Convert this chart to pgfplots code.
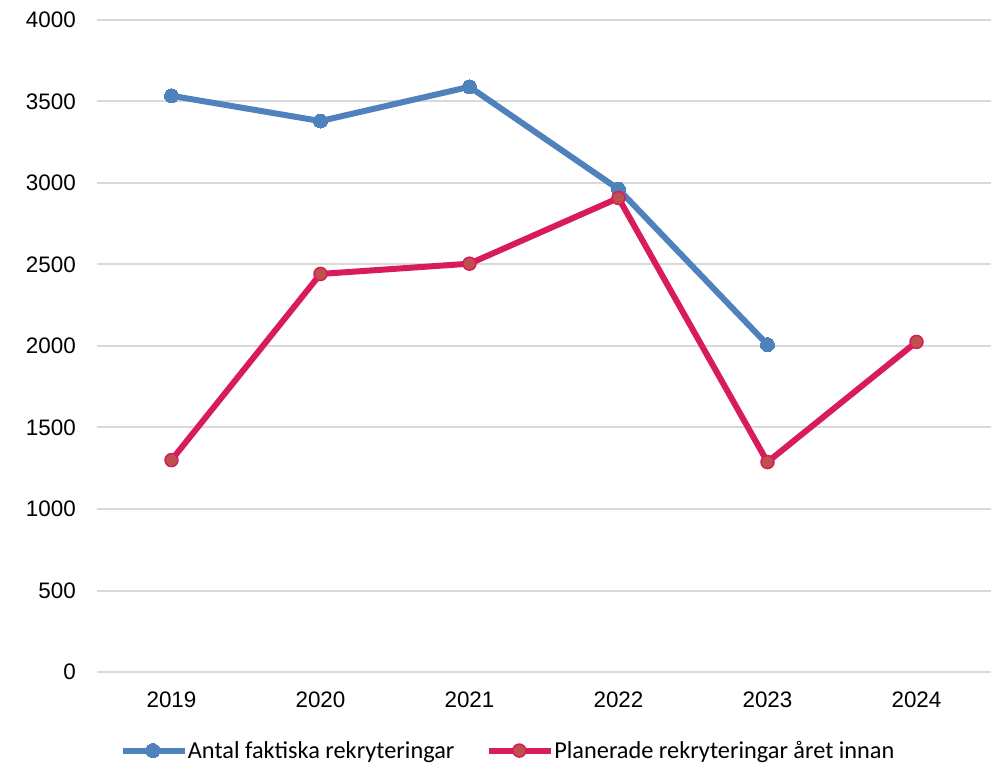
\documentclass[border=0pt]{standalone}
\usepackage{fontspec}
\setmainfont{Liberation Sans}
\newfontfamily\legendfont{Carlito}
\usepackage{pgfplots}
\pgfplotsset{compat=1.18}

\definecolor{faktblue}{HTML}{4F81BD}
\definecolor{planred}{HTML}{D81B5B}
\definecolor{planfill}{HTML}{C0504D}
\definecolor{gridgray}{HTML}{D9D9D9}

\begin{document}
\begin{tikzpicture}
\begin{axis}[
  scale only axis,
  width=894bp, height=652bp,
  xmin=-0.5, xmax=5.5,
  ymin=0, ymax=4000,
  xtick={0,1,2,3,4,5},
  xticklabels={2019,2020,2021,2022,2023,2024},
  ytick={0,500,...,4000},
  axis line style={draw=none},
  major tick length=0pt,
  ymajorgrids,
  grid style={gridgray, line width=2bp},
  /pgf/number format/assume math mode=true,
  /pgf/number format/1000 sep={},
  tick label style={font=\fontsize{22.5}{26}\selectfont, text=black},
  yticklabel style={inner sep=0pt, anchor=east, xshift=-21bp},
  xticklabel style={inner sep=0pt, anchor=north, yshift=-20bp},
  legend columns=2,
  legend style={
    draw=none, fill=none, inner xsep=0pt, inner ysep=0pt,
    at={(0.0254,-0.1205)}, anchor=west,
    font=\legendfont\fontsize{24.4}{28}\selectfont,
    /tikz/every even column/.append style={column sep=32bp},
    nodes={inner xsep=0pt, inner ysep=1bp},
  },
  legend image code/.code={
    \draw[#1, mark=none] (0bp,0bp) -- (62bp,0bp);
    \draw[#1, mark repeat=2, mark phase=2] plot coordinates {(0bp,0bp) (30bp,0bp) (60bp,0bp)};
  },
]
% actual recruitments
\addplot[color=faktblue, line width=6bp, mark=*, mark size=7bp,
  mark options={fill=faktblue, draw=faktblue, line width=0bp}]
  coordinates {(0,3535) (1,3380) (2,3590) (3,2962) (4,2008)};
\addlegendentry{Antal faktiska rekryteringar}
% planned recruitments the year before
\addplot[color=planred, line width=6bp, mark=*, mark size=6.5bp,
  mark options={fill=planfill, draw=planred, line width=1.5bp}]
  coordinates {(0,1300) (1,2442) (2,2505) (3,2908) (4,1288) (5,2025)};
\addlegendentry{Planerade rekryteringar året innan}
\end{axis}
\path[use as bounding box] (current axis.south west) ++(-97bp,-93bp) rectangle ++(994bp,765bp);
\end{tikzpicture}
\end{document}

**Work to complete:**
Identify every line where the string "code" appears.

**Output:**
Convert this chart to pgfplots code.
  legend image code/.code={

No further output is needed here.